Tuesday, December 02, 2003

Insert title for post here ;-)

Well, I see my therapist today, I'm going to talk to him about how I react when I'm away from home on trips, like with thanksgiving. I'm wondering if I should bother planning any trips in the future for a while, like I was planning on spending a week or so with friends and family in Michigan in January, but knowing how I react on trips I'm not sure if it's a good idea or not, and besides, finances are tough, other people in my family are having medical problems as well, so everyone's kind of stretched thin right now and having to deal with a lot.

Sunday I was pretty nervous during the day, I was home alone, and my family was returning home that evening, and for some reason I was real nervous about it, and then I just put all my nervous energy into cleaning the house and organizing a closet and stuff like that, and it made me feel a lot better, like I got something accomplished. Brings back memories of my early teenage years, I used to always get nervous when my parents were about to come home from work or whatever, worrying about whether I had been bad or good in their eyes, hoping for them to come home happy, while at the same time feeling nervous because then I wouldn't be alone... it's all kind of complicated and sometimes contradictory, has a lot to do with my anxiety and my codependence.

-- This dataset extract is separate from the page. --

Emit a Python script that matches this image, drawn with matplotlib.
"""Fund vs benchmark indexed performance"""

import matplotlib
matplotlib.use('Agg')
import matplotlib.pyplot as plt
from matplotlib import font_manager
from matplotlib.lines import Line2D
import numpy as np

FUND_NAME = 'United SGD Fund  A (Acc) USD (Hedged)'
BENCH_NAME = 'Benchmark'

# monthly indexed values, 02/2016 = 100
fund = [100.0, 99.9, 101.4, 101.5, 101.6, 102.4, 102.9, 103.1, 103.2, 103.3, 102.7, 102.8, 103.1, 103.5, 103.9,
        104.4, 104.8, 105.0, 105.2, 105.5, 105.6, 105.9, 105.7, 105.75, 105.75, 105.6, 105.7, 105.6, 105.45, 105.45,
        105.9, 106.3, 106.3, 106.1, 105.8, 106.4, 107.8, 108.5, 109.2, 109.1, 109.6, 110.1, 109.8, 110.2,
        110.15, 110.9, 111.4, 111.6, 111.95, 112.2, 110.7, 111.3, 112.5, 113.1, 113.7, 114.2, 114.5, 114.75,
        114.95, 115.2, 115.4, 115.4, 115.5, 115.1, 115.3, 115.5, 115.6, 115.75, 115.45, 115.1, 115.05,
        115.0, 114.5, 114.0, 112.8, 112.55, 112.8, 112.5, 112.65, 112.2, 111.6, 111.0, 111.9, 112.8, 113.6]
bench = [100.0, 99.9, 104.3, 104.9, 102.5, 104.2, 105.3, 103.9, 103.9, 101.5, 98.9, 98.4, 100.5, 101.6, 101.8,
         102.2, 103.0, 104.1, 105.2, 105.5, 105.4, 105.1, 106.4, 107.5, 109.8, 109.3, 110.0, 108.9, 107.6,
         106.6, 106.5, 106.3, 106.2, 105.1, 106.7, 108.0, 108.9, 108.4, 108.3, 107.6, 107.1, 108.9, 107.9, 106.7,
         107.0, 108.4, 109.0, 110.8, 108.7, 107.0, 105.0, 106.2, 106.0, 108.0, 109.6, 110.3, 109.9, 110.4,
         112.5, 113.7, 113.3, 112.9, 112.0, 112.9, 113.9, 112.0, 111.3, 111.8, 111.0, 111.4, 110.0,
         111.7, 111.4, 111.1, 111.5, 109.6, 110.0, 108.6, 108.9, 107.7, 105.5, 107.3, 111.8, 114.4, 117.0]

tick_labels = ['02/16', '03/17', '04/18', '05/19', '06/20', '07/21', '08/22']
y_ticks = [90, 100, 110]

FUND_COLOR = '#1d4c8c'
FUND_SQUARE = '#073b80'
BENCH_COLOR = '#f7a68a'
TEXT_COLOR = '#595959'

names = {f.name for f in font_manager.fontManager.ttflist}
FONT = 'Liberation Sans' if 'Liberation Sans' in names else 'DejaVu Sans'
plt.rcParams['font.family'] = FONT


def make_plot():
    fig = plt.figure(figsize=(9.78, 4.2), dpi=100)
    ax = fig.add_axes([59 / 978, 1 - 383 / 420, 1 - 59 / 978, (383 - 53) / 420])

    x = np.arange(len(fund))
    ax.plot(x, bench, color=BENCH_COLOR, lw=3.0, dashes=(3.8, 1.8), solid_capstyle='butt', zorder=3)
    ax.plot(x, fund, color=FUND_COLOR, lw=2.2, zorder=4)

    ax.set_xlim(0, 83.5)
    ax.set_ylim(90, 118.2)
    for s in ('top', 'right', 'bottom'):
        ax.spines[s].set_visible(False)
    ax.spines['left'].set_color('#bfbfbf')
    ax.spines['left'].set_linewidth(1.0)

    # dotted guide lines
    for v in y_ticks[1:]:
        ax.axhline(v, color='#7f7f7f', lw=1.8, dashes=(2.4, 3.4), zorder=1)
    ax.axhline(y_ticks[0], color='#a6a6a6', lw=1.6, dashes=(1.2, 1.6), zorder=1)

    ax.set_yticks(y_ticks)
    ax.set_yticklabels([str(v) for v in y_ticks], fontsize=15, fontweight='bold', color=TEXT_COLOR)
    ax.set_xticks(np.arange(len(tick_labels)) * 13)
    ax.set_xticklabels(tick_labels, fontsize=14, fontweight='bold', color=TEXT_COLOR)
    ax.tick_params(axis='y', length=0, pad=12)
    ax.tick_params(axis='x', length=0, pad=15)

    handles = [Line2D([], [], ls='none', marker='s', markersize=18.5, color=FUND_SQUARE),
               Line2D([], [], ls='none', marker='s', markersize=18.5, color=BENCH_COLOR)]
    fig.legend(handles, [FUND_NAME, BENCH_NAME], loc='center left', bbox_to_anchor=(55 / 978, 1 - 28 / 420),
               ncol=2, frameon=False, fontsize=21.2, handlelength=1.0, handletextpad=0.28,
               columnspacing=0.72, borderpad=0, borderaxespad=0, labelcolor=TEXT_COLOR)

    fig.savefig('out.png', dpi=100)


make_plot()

I'm pretty tired as I'm writing this, I should be in bed right now.

I'm glad I was able to set my boundaries during Thanksgiving in a healthy way, I'm proud that I handled it better than some of my past trips.

Tomorrow I also double the dosage of my Lamictal, hopefully within a couple weeks I'll be able to notice that it's helping, but after being on so many other meds so far, I'm not expecting much. My main goal right now is to try and squeeze by financially until I can get that money that Social Security owes me, money keeps getting tighter, especially with the holidays and all, and the more I think about it, it seems like the state insurance I have now will actually increase how much I have to spend each month, so until I get the money that social security has locked up for me, I'm not even bothering to tell my clinic that I have insurance so I can keep going with the payment plan I have currently as a cash patient. I wish I could afford to get back on my vitamins and nutritional supplements and all that, but I guess I have to be thankful for what I have. My aunt is really sick right now, I hope I don't catch what she has, I'll have to make sure I drink some orange juice or something to help boost my immune system.

I'm also a little nervous about my website here, I feel like I'm not contributing as much as I had hoped to, as usual I set my expectations of myself too high... after all I guess this site is really just a place for me to do a monologue of what I'm going through, something I can look back at later and see where I've been and things like that.

Well, I'm going to go wrap myself up in bed with a good science fiction novel... although I have a big urge to go eat a piece of left-over cheesecake first LOL.